* [Work to do]: Give all of the lines again, with nothing added or dropped.

* [Raw data]:
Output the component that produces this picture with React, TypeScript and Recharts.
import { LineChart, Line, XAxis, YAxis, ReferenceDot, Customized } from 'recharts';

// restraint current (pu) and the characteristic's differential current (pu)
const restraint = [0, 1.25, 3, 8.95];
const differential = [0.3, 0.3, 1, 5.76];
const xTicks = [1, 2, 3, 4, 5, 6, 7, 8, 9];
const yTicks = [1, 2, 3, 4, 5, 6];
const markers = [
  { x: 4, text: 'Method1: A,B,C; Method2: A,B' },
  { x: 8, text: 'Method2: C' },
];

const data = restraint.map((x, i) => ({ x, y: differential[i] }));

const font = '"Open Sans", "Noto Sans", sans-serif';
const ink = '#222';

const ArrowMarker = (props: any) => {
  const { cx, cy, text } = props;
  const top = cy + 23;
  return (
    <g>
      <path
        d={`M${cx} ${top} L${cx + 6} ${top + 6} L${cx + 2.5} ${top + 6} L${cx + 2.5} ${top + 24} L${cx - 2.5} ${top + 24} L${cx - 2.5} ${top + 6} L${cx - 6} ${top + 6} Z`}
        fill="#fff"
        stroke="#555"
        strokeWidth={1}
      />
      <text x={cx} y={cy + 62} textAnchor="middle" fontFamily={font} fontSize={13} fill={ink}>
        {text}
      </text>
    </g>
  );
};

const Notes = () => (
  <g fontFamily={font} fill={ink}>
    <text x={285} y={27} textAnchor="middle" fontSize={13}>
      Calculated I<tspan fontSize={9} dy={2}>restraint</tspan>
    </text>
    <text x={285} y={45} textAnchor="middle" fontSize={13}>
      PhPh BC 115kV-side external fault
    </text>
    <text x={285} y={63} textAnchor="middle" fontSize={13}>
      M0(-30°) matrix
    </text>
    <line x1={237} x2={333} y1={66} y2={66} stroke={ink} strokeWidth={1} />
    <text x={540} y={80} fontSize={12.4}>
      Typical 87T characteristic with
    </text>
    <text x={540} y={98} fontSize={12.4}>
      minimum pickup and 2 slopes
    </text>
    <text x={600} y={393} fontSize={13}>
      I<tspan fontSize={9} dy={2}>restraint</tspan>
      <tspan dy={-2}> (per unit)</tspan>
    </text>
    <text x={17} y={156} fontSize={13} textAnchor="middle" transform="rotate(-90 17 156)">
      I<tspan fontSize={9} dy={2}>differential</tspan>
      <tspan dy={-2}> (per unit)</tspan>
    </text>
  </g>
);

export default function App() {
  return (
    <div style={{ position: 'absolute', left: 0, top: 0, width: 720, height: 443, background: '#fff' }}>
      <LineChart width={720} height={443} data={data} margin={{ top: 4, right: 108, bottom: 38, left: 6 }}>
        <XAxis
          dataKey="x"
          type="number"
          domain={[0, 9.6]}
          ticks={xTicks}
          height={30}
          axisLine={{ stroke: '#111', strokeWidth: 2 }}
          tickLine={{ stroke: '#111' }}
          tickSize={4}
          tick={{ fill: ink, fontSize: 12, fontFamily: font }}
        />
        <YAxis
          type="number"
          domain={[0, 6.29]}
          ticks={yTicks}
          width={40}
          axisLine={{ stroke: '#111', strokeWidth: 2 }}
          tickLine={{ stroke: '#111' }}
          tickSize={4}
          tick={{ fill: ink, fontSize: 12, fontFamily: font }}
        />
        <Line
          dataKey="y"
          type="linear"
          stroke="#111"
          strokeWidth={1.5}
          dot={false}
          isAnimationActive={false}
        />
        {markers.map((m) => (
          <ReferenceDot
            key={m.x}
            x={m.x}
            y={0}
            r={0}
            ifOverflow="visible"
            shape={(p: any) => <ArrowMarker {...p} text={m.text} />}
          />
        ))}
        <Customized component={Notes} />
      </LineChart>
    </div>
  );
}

* [The reply]:
Output the component that produces this picture with React, TypeScript and Recharts.
import { LineChart, Line, XAxis, YAxis, ReferenceDot, Customized } from 'recharts';

// restraint current (pu) and the characteristic's differential current (pu)
const restraint = [0, 1.25, 3, 8.95];
const differential = [0.3, 0.3, 1, 5.76];
const xTicks = [1, 2, 3, 4, 5, 6, 7, 8, 9];
const yTicks = [1, 2, 3, 4, 5, 6];
const markers = [
  { x: 4, text: 'Method1: A,B,C; Method2: A,B' },
  { x: 8, text: 'Method2: C' },
];

const data = restraint.map((x, i) => ({ x, y: differential[i] }));

const font = '"Open Sans", "Noto Sans", sans-serif';
const ink = '#222';

const ArrowMarker = (props: any) => {
  const { cx, cy, text } = props;
  const top = cy + 23;
  return (
    <g>
      <path
        d={`M${cx} ${top} L${cx + 6} ${top + 6} L${cx + 2.5} ${top + 6} L${cx + 2.5} ${top + 24} L${cx - 2.5} ${top + 24} L${cx - 2.5} ${top + 6} L${cx - 6} ${top + 6} Z`}
        fill="#fff"
        stroke="#555"
        strokeWidth={1}
      />
      <text x={cx} y={cy + 62} textAnchor="middle" fontFamily={font} fontSize={13} fill={ink}>
        {text}
      </text>
    </g>
  );
};

const Notes = () => (
  <g fontFamily={font} fill={ink}>
    <text x={285} y={27} textAnchor="middle" fontSize={13}>
      Calculated I<tspan fontSize={9} dy={2}>restraint</tspan>
    </text>
    <text x={285} y={45} textAnchor="middle" fontSize={13}>
      PhPh BC 115kV-side external fault
    </text>
    <text x={285} y={63} textAnchor="middle" fontSize={13}>
      M0(-30°) matrix
    </text>
    <line x1={237} x2={333} y1={66} y2={66} stroke={ink} strokeWidth={1} />
    <text x={540} y={80} fontSize={12.4}>
      Typical 87T characteristic with
    </text>
    <text x={540} y={98} fontSize={12.4}>
      minimum pickup and 2 slopes
    </text>
    <text x={600} y={393} fontSize={13}>
      I<tspan fontSize={9} dy={2}>restraint</tspan>
      <tspan dy={-2}> (per unit)</tspan>
    </text>
    <text x={17} y={156} fontSize={13} textAnchor="middle" transform="rotate(-90 17 156)">
      I<tspan fontSize={9} dy={2}>differential</tspan>
      <tspan dy={-2}> (per unit)</tspan>
    </text>
  </g>
);

export default function App() {
  return (
    <div style={{ position: 'absolute', left: 0, top: 0, width: 720, height: 443, background: '#fff' }}>
      <LineChart width={720} height={443} data={data} margin={{ top: 4, right: 108, bottom: 38, left: 6 }}>
        <XAxis
          dataKey="x"
          type="number"
          domain={[0, 9.6]}
          ticks={xTicks}
          height={30}
          axisLine={{ stroke: '#111', strokeWidth: 2 }}
          tickLine={{ stroke: '#111' }}
          tickSize={4}
          tick={{ fill: ink, fontSize: 12, fontFamily: font }}
        />
        <YAxis
          type="number"
          domain={[0, 6.29]}
          ticks={yTicks}
          width={40}
          axisLine={{ stroke: '#111', strokeWidth: 2 }}
          tickLine={{ stroke: '#111' }}
          tickSize={4}
          tick={{ fill: ink, fontSize: 12, fontFamily: font }}
        />
        <Line
          dataKey="y"
          type="linear"
          stroke="#111"
          strokeWidth={1.5}
          dot={false}
          isAnimationActive={false}
        />
        {markers.map((m) => (
          <ReferenceDot
            key={m.x}
            x={m.x}
            y={0}
            r={0}
            ifOverflow="visible"
            shape={(p: any) => <ArrowMarker {...p} text={m.text} />}
          />
        ))}
        <Customized component={Notes} />
      </LineChart>
    </div>
  );
}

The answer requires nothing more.